While the Court acknowledged that the existence of a conflict of interest is a "material factor" in deciding whether to order the use of a single joint expert, it is not "a trump card" which requires the appointment of separate experts.[12] The Court held that "It may well be appropriate in the interests of justice to order a single expert even if there is a conflict of interest between the instructing parties on the matter to which the expert evidence is directed."[13]
By allowing both Defendant groups to instruct separate experts, the economic issues in dispute (which the CAT would have to reconcile) would increase threefold. The fact that the existence of rivalling models would increase disproportionately as the number of experts increased was why the existence of conflicts of interest between Defendants in the present scenario could not operate in such a way as to "undermine the ability of the court or Tribunal to manage the just disposal of a case like this to address the problem".[14]

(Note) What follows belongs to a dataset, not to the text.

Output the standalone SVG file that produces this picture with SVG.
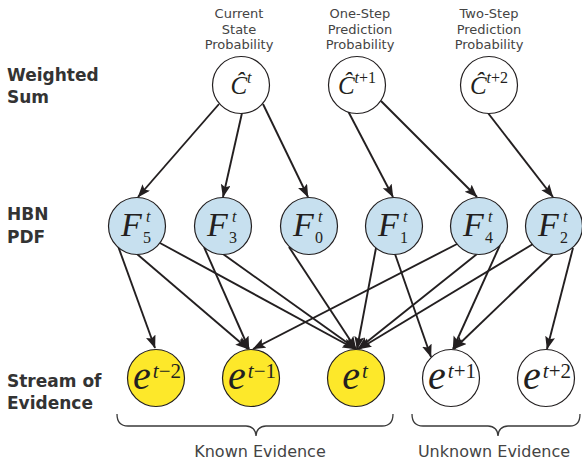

The Court also found that the CAT had not erred in finding that a conflict of interest did not arise on the facts of the case. The Court disagreed that there were conflicts between ZF and Autoliv in relation to apportionment of liability, noting that the pleaded case is an undifferentiated claim in which both parties are jointly and severally liable. Further, while "in theory" a conflict of interest could arise in relation to the issues of umbrella damages and causation, "in practice" there was no such conflict because the relevant expert evidence (as advanced by the Claimant's expert) would not be capable of making distinctions relevant to this question.